A recent article by Naomi Oreskes (co-author of the brilliant but depressing The Collapse of Western Civilization: A View From the Future) questions why we always play dumb in climate science [Playing Dumb on Climate Change].
Prof. Oreskes argues the well-accepted (read: rarely questioned) 95% confidence limit in statistical tests is a severe standard: it reflects a greater fear of Type I errors (false positives) over Type II errors (false negative). It essentially asks scientists to “play dumb”: pretend they know nothing about the phenomenon and reject causality unless there is only a 1 in 20 odds that the observed relationship occurred by chance.

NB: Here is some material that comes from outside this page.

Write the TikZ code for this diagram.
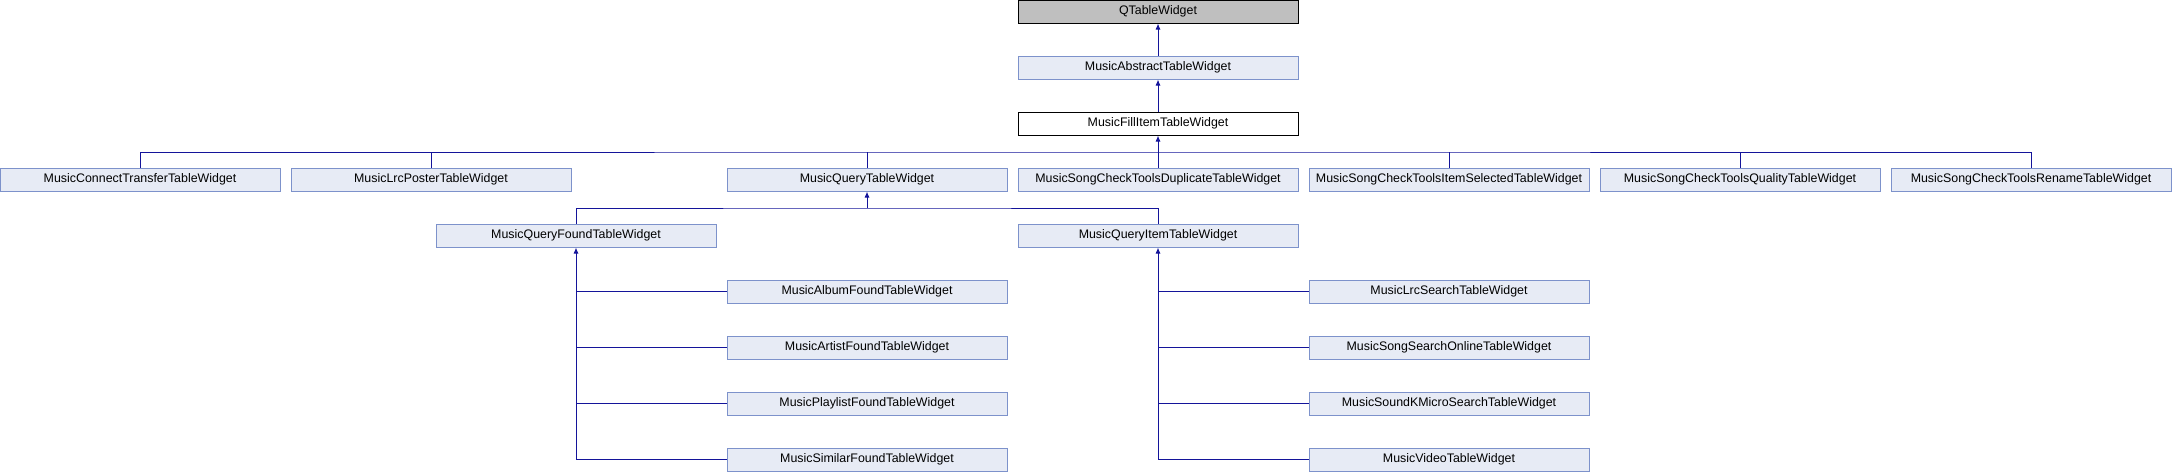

But, the 95% confidence standard is a convention: it has no basis in nature. What if we’re not so dumb – instead of a blank slate, what if we have good theory to guide our empirical investigation? Or, what if the consequences of a false negative are much greater than a false positive? Should accept lower odds of a Type I error (and higher odds of a Type II error) by lowering the required confidence level? What is that level? Should it vary?
Solid theory and high consequences from false negatives is certainly the case for climate science. But, this is a much broader issue across all sciences. Why 95%? During the birth of statistics in the 18th and 19th centuries, there were good reasons to play dumb. There are good reasons to be smarter now.